I think what happens is that there's almost traditionally been an inverse relationship between one and the other. If you improved service, it's also going to drive up costs. What you want is a way to improve service and decrease cost. That would be the ideal equation. Technology can become a way to make that possible.

One of the early areas where we introduced that was in the mobile data terminals in our police cars. There's an area where we improved service that we would have never been able to improve without that technology.

Some of these are not all that unique or unusual, it's just finding creative ways to use the available telecommuni-cations or the computer technology that's available to people and finding ways to implement it.

GT: What are some projects in Abilene that you are most proud of?

McCaleb: I just mentioned a couple of them in the police and fire areas. We have really emphasized the importance of things relating to maintaining safety for our people as they live in the community. That is a high priority with citizens everywhere. Every time we can do that we think we've made very important progress.

We also have a GIS program for mapping systems and allowing access to information. Our challenge now is realizing that it has very usable applications to a lot of different areas of our city. The very same information that's of use, for example, for one reason may also be of use to the Fire Department for another reason and may be used for traffic and engineering for another reason.

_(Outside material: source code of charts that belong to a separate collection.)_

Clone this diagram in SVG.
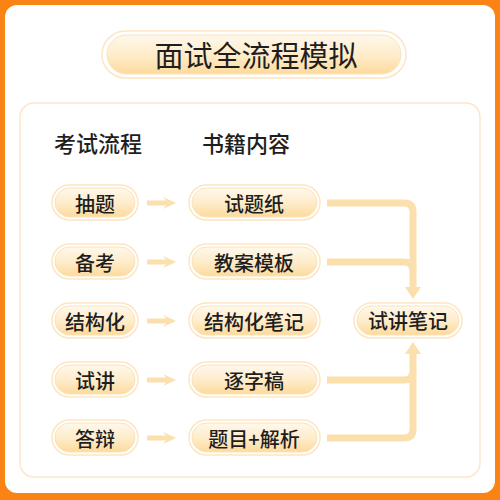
<svg xmlns="http://www.w3.org/2000/svg" width="500" height="500" viewBox="0 0 500 500">
<defs>
<linearGradient id="pg" x1="0" y1="0" x2="0" y2="1">
<stop offset="0" stop-color="#FFF8EC"/>
<stop offset="0.55" stop-color="#FEEBC8"/>
<stop offset="1" stop-color="#FDDA9C"/>
</linearGradient>
<style>
.glow{fill:#FFFFFF;stroke:#FDE6C4;stroke-width:1.5}
.pill{fill:url(#pg);stroke:#FCE3B8;stroke-width:1}
.t{font-family:"Noto Sans CJK SC","Noto Sans",sans-serif;fill:#1E1E1E;text-anchor:middle;dominant-baseline:central;font-weight:500}
.lbl{font-size:20px}
.hdr{font-size:22px}
.con{fill:none;stroke:#FBE0AE;stroke-width:7;stroke-linejoin:round}
.head{fill:#FBE0AE}
</style>
</defs>
<rect x="0" y="0" width="500" height="500" fill="#F98414"/>
<rect x="5" y="5" width="490" height="488" rx="12" fill="#FFFFFF"/>
<g id="title">
<rect x="102" y="31" width="304" height="47" rx="23.5" class="glow"/>
<rect x="107" y="35" width="294" height="39" rx="19.5" class="pill"/>
<text x="256" y="54" class="t" font-size="29" style="font-weight:400">面试全流程模拟</text>
</g>
<rect x="20" y="103" width="460" height="374" rx="14" fill="#FFFFFF" stroke="#FDE6CC" stroke-width="1.5"/>
<g id="headers">
<text x="98" y="142" class="t hdr">考试流程</text>
<text x="246" y="142" class="t hdr">书籍内容</text>
</g>
<g id="connectors">
<path class="head" d="M147,200.5 H166 L163,197 L176,203 L163,209 L166,205.5 H147 Z"/>
<path class="head" d="M147,259.5 H166 L163,256 L176,262 L163,268 L166,264.5 H147 Z"/>
<path class="head" d="M147,318.5 H166 L163,315 L176,321 L163,327 L166,323.5 H147 Z"/>
<path class="head" d="M147,377.5 H166 L163,374 L176,380 L163,386 L166,382.5 H147 Z"/>
<path class="head" d="M147,435.5 H166 L163,432 L176,438 L163,444 L166,440.5 H147 Z"/>
<path class="con" d="M327,203 H404 Q413,203 413,212 V289"/>
<path class="con" d="M327,262 H404 Q413,262 413,271"/>
<polygon class="head" points="405,287 421,287 413,299"/>
<path class="con" d="M327,438 H404 Q413,438 413,429 V352"/>
<path class="con" d="M327,380 H404 Q413,380 413,371"/>
<polygon class="head" points="405,354 421,354 413,342"/>
</g>
<g id="n1"><rect x="52" y="185" width="86" height="35" rx="17.5" class="glow"/><rect x="55" y="188" width="80" height="29" rx="14.5" class="pill"/><text x="95" y="203" class="t lbl">抽题</text></g>
<g id="n2"><rect x="52" y="244" width="86" height="35" rx="17.5" class="glow"/><rect x="55" y="247" width="80" height="29" rx="14.5" class="pill"/><text x="95" y="262" class="t lbl">备考</text></g>
<g id="n3"><rect x="52" y="303" width="86" height="35" rx="17.5" class="glow"/><rect x="55" y="306" width="80" height="29" rx="14.5" class="pill"/><text x="95" y="321" class="t lbl">结构化</text></g>
<g id="n4"><rect x="52" y="362" width="86" height="35" rx="17.5" class="glow"/><rect x="55" y="365" width="80" height="29" rx="14.5" class="pill"/><text x="95" y="380" class="t lbl">试讲</text></g>
<g id="n5"><rect x="52" y="420" width="86" height="35" rx="17.5" class="glow"/><rect x="55" y="423" width="80" height="29" rx="14.5" class="pill"/><text x="95" y="438" class="t lbl">答辩</text></g>
<g id="m1"><rect x="189" y="185" width="131" height="35" rx="17.5" class="glow"/><rect x="192" y="188" width="125" height="29" rx="14.5" class="pill"/><text x="254" y="203" class="t lbl">试题纸</text></g>
<g id="m2"><rect x="189" y="244" width="131" height="35" rx="17.5" class="glow"/><rect x="192" y="247" width="125" height="29" rx="14.5" class="pill"/><text x="254" y="262" class="t lbl">教案模板</text></g>
<g id="m3"><rect x="189" y="303" width="131" height="35" rx="17.5" class="glow"/><rect x="192" y="306" width="125" height="29" rx="14.5" class="pill"/><text x="254" y="321" class="t lbl">结构化笔记</text></g>
<g id="m4"><rect x="189" y="362" width="131" height="35" rx="17.5" class="glow"/><rect x="192" y="365" width="125" height="29" rx="14.5" class="pill"/><text x="254" y="380" class="t lbl">逐字稿</text></g>
<g id="m5"><rect x="189" y="420" width="131" height="35" rx="17.5" class="glow"/><rect x="192" y="423" width="125" height="29" rx="14.5" class="pill"/><text x="254" y="438" class="t lbl">题目+解析</text></g>
<g id="r1"><rect x="354" y="303" width="108" height="35" rx="17.5" class="glow"/><rect x="357" y="306" width="102" height="29" rx="14.5" class="pill"/><text x="408" y="320" class="t lbl">试讲笔记</text></g>
</svg>
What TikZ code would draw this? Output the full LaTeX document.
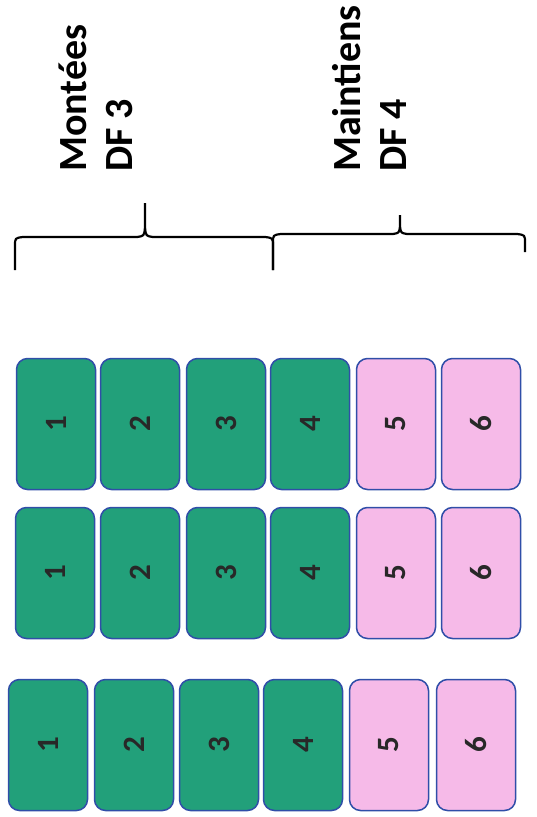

The more we can find ways to make that same information usable and available to all of these different areas, we're getting back to how sharing information is becoming easier to do and we're realizing benefits from it that hadn't been realized before.

GT: What can other municipalities learn from your experience?

McCaleb: We all are continuing to learn from each other. Usually, what I find is not so much that someone tries to pattern what some other city has done. The real question is how do I take that concept or that idea and modify it to fit my city? Generally speaking, it's not the very same thing. It's either scaling it up or scaling it down, modifying it in one way or another.

Just like people, I think cities are all different. That's one of the great things about the city level of govern-ment. It allows us to customize our responses to our citizens to meet their needs at every level.

City government is, I think, more important today in addressing the needs of the people who live there than it probably has ever been. Here, we come back to technology again. Now we have this technology tool that allows us to do a better job of that than we ever have been able to do before.

Mayor Gary McCaleb of Abilene, Texas, has advocated using information technology as a tool for economic development and improving government efficiency since his election in 1990.
McCaleb was
also a U.S. representative
at the Second
U.N. Conference
on Human Settlements in Istanbul, Turkey, this June.